Da un po’ di tempo mi ostino a ripetere, a rischio di noia, che c’è bisogno di riprendere e ridare una costruzione di senso, un senso nostro, fondamentale per tracciare la nostra storia, appropriarcene.
Operazione non facile, non lo è mai stata in un mondo sessista…veteropatriarcale! Ma un movimento serio e maturo che vuole sentirsi e definirsi tale, dovrebbe prendersi questa responsabilità, ha l’obbligo di darsi o quantomeno ricercare quel senso che altri e solamente altri hanno dato per noi.

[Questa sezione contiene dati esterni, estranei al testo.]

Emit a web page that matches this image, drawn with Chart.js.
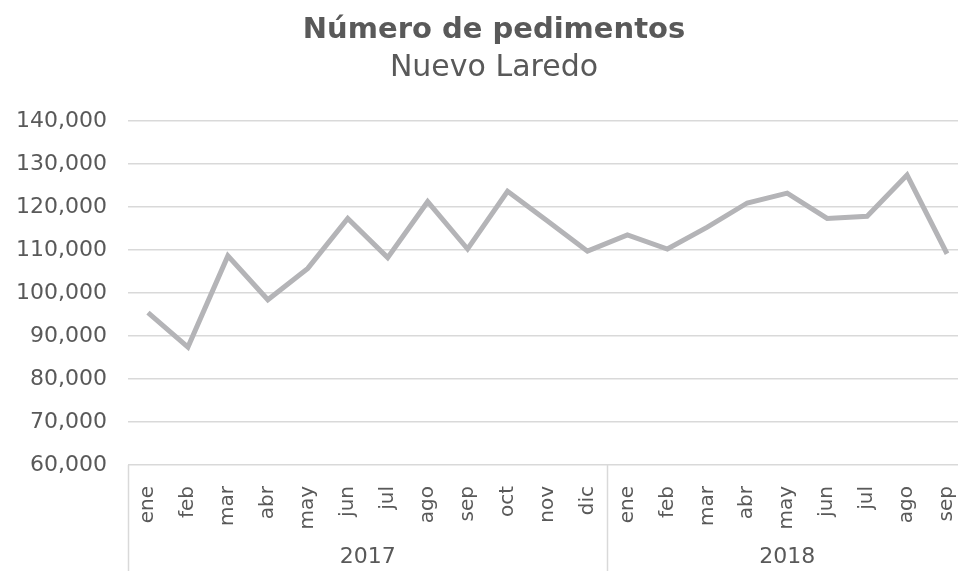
<!DOCTYPE html>
<html lang="es">
<head>
<meta charset="utf-8">
<title>Número de pedimentos - Nuevo Laredo</title>
<script src="https://cdn.jsdelivr.net/npm/chart.js@4"></script>
<style>
  html, body { margin: 0; padding: 0; background: #ffffff; overflow: hidden; }
  #wrap { position: relative; width: 988px; height: 571px; }
</style>
</head>
<body>
<div id="wrap"><canvas id="pedimentosChart"></canvas></div>
<script>
// Datos
const months = ['ene', 'feb', 'mar', 'abr', 'may', 'jun', 'jul', 'ago', 'sep', 'oct', 'nov', 'dic',
                'ene', 'feb', 'mar', 'abr', 'may', 'jun', 'jul', 'ago', 'sep'];
const years = ['2017', '2018'];
const monthsPerYear = [12, 9];
const pedimentos = [95400, 87400, 108600, 98400, 105700, 117300, 108200, 121200, 110200, 123600, 116700, 109700,
                    113500, 110200, 115300, 120900, 123200, 117300, 117800, 127400, 109100];

const FONT = "'DejaVu Sans', sans-serif";
const TEXT = '#595959';
const GRID = '#d9d9d9';

// Dibuja las etiquetas de año y los separadores bajo el eje X
const yearGroupsPlugin = {
  id: 'yearGroups',
  afterDraw(chart) {
    const x = chart.scales.x;
    const area = chart.chartArea;
    const ctx = chart.ctx;
    const step = x.getPixelForValue(1) - x.getPixelForValue(0);
    let start = 0;
    ctx.save();
    ctx.strokeStyle = GRID;
    ctx.lineWidth = 1.5;
    ctx.fillStyle = TEXT;
    ctx.font = '22px ' + FONT;
    ctx.textAlign = 'center';
    ctx.textBaseline = 'middle';
    years.forEach((year, i) => {
      const left = x.getPixelForValue(start) - step / 2;
      const right = x.getPixelForValue(start + monthsPerYear[i] - 1) + step / 2;
      ctx.beginPath();
      ctx.moveTo(Math.round(left) + 0.5, area.bottom);
      ctx.lineTo(Math.round(left) + 0.5, chart.height);
      ctx.stroke();
      ctx.fillText(year, (left + right) / 2, 557);
      start += monthsPerYear[i];
    });
    ctx.restore();
  }
};

const ctx = document.getElementById('pedimentosChart');
new Chart(ctx, {
  type: 'line',
  data: {
    labels: months,
    datasets: [{
      data: pedimentos,
      borderColor: '#b4b4b7',
      borderWidth: 5,
      borderJoinStyle: 'miter',
      pointRadius: 0,
      tension: 0,
      fill: false
    }]
  },
  options: {
    responsive: true,
    maintainAspectRatio: false,
    animation: false,
    layout: { padding: 0 },
    plugins: {
      legend: { display: false },
      tooltip: { enabled: false },
      title: {
        display: true,
        text: 'Número de pedimentos',
        color: TEXT,
        font: { family: FONT, size: 29, weight: 'bold' },
        padding: { top: 13, bottom: 2 }
      },
      subtitle: {
        display: true,
        text: 'Nuevo Laredo',
        color: TEXT,
        font: { family: FONT, size: 30, weight: 'normal' },
        padding: { top: 0, bottom: 35 }
      }
    },
    scales: {
      x: {
        offset: true,
        grid: { display: false },
        border: { display: false },
        ticks: {
          autoSkip: false,
          maxRotation: 90,
          minRotation: 90,
          padding: 13,
          color: TEXT,
          font: { family: FONT, size: 20 }
        },
        afterFit(scale) {
          scale.height = 106;
          // el área de trazo llega hasta el borde derecho, como en el original
          scale.paddingLeft = 0;
          scale.paddingRight = 0;
        }
      },
      y: {
        min: 60000,
        max: 140000,
        border: { display: false },
        grid: { color: GRID, lineWidth: 1.5, drawTicks: false },
        ticks: {
          stepSize: 10000,
          padding: 21,
          color: TEXT,
          font: { family: FONT, size: 22 },
          callback: value => value.toLocaleString('en-US')
        },
        afterFit(scale) { scale.width = 128; }
      },
      // eje vacío a la derecha: reserva el margen fuera de la ventana y centra el título como en el original
      yRight: {
        position: 'right',
        min: 60000,
        max: 140000,
        grid: { display: false },
        border: { display: false },
        ticks: { display: false },
        afterFit(scale) { scale.width = 21; }
      }
    }
  },
  plugins: [yearGroupsPlugin]
});
</script>
</body>
</html>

Oltre al fin troppo scontato confronto continuo e costante, alla base della nostra costruzione dovrebbe esserci la coscienza, altra parola passata in disuso, del famoso quanto banale “chi siamo, da dove veniamo e….dove stiamo andando!” Attraversiamo un’epoca in cui il filo del discorso, ovvero la costruzione di senso, si è ingarbugliato, si è spezzato, confuso. Un mondo in cui tutti parlano -questa è l’illusione- ma in cui diventa sempre più difficile parlare, dire, capire e farsi capire. Un’operazione abilmente manovrata da precise strategie che un giorno, spero non molto lontano, si scoprirà essere l’arma, per quanto mi riguarda, non troppo segreta delle destre: meno si capisce più si manovra!
La narrazione, la nostra, è fondamentale per la nostra esperienza! In essa c’è scritto dove nasce la negazione e dove la nostra visibilità, dove si genera violenza e dove liberazione, dove si genera esclusione e dove diritto! In quella narrazione, che non è personale ma collettiva e riguarda trans, gay, lesbiche, donne, immigrati, esclusi di ogni specie, è stampato il mio j’accuse al neo pride romano: state facendo una brutta cosa! Il 28 Giugno 1969 accadde qualcosa che è corpo e sostanza del movimento di liberazione GLTQ, è la sua narrazione…non quella che si cerca di manipolare! Così facendo si snatura il Pride si svilisce, si elimina il suo spirito, di questo purtroppo ci si rende conto sempre dopo.
Sabato scorso ho partecipato al Sicilia Pride di Palermo ed è stato veramente favoloso, come in contemporanea quello di Torino (non dimentichiamo la formula del suo successo), come quello del 12 a Milano... In the spirit of Stonewall!
Ed è in questo stesso spirito di sostanza e di liberazione che si terrà il Pride nazionale di quest’anno a Napoli, sabato prossimo 26 giugno.
Non datemi dell’antagonista, ma è il minimo che ci possa sussurrare la nostra coscienza!